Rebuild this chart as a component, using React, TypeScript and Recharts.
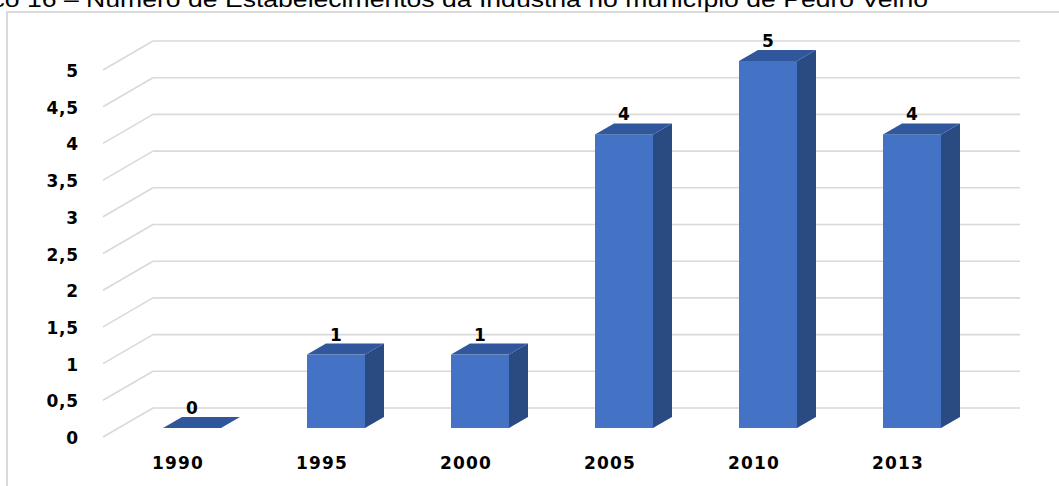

--

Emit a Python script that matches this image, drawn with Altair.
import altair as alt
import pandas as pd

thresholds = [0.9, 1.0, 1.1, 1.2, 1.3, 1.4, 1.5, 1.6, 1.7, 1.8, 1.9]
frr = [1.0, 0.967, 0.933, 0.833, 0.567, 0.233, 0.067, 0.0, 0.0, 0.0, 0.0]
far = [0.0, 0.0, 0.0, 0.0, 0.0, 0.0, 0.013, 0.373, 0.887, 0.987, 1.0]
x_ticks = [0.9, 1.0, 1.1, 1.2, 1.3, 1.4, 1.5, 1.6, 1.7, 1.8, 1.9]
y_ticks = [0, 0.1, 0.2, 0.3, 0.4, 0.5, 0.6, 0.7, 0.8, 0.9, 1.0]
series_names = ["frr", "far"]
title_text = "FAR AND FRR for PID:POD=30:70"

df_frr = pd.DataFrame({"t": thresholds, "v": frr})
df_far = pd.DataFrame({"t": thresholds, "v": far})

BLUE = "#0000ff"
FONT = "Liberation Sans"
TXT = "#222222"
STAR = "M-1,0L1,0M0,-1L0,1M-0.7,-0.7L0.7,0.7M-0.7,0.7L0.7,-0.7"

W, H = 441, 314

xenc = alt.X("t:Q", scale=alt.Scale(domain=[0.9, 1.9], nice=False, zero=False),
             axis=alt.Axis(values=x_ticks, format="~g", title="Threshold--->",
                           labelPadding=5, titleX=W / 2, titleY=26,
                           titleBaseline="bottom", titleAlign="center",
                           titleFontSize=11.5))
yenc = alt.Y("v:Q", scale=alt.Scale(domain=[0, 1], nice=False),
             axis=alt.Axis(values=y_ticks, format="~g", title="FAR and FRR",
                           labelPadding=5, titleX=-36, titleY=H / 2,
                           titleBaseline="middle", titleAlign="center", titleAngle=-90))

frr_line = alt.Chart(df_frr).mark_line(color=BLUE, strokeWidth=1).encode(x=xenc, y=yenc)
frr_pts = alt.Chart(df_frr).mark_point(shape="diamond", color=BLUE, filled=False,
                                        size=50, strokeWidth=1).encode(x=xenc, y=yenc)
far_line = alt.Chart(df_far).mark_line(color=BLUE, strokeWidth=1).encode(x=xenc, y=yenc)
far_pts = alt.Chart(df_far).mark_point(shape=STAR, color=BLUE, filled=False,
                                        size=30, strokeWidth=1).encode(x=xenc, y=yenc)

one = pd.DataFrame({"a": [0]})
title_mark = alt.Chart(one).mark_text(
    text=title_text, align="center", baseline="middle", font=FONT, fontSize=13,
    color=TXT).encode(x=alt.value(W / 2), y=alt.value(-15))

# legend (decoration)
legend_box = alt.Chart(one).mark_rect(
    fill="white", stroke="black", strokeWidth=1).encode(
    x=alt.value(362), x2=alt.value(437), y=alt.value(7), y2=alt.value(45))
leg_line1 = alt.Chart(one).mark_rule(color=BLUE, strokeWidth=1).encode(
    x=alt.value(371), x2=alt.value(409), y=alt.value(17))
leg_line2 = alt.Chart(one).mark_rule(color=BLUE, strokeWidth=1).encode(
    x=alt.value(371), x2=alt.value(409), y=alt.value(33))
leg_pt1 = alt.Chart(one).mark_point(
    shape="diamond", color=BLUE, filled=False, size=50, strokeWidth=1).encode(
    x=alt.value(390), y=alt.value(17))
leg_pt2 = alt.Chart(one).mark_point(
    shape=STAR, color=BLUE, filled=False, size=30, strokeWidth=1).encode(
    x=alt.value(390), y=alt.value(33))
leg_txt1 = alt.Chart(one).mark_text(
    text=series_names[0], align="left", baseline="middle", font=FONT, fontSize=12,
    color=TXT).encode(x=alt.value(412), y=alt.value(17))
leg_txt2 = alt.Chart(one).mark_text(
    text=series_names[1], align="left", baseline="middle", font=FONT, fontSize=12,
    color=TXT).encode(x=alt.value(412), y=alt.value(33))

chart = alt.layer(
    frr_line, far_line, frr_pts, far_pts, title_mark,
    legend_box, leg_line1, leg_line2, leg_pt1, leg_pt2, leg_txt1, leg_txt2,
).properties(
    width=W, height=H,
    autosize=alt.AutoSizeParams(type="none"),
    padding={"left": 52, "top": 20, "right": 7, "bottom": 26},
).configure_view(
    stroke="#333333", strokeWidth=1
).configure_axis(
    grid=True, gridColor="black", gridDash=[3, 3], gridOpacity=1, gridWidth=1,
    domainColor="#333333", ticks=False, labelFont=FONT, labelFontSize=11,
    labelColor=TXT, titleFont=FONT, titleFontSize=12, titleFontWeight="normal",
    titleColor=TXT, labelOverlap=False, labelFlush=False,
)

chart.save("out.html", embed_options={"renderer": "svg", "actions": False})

- **EXERCISE INSTRUCTIONS**:
Only the lines from the line with "Emit a Python" to the line with "AND FRR for", inclusive, are to be printed, exactly as they appear.

- **THE ANSWER**:
Emit a Python script that matches this image, drawn with Altair.
import altair as alt
import pandas as pd

thresholds = [0.9, 1.0, 1.1, 1.2, 1.3, 1.4, 1.5, 1.6, 1.7, 1.8, 1.9]
frr = [1.0, 0.967, 0.933, 0.833, 0.567, 0.233, 0.067, 0.0, 0.0, 0.0, 0.0]
far = [0.0, 0.0, 0.0, 0.0, 0.0, 0.0, 0.013, 0.373, 0.887, 0.987, 1.0]
x_ticks = [0.9, 1.0, 1.1, 1.2, 1.3, 1.4, 1.5, 1.6, 1.7, 1.8, 1.9]
y_ticks = [0, 0.1, 0.2, 0.3, 0.4, 0.5, 0.6, 0.7, 0.8, 0.9, 1.0]
series_names = ["frr", "far"]
title_text = "FAR AND FRR for PID:POD=30:70"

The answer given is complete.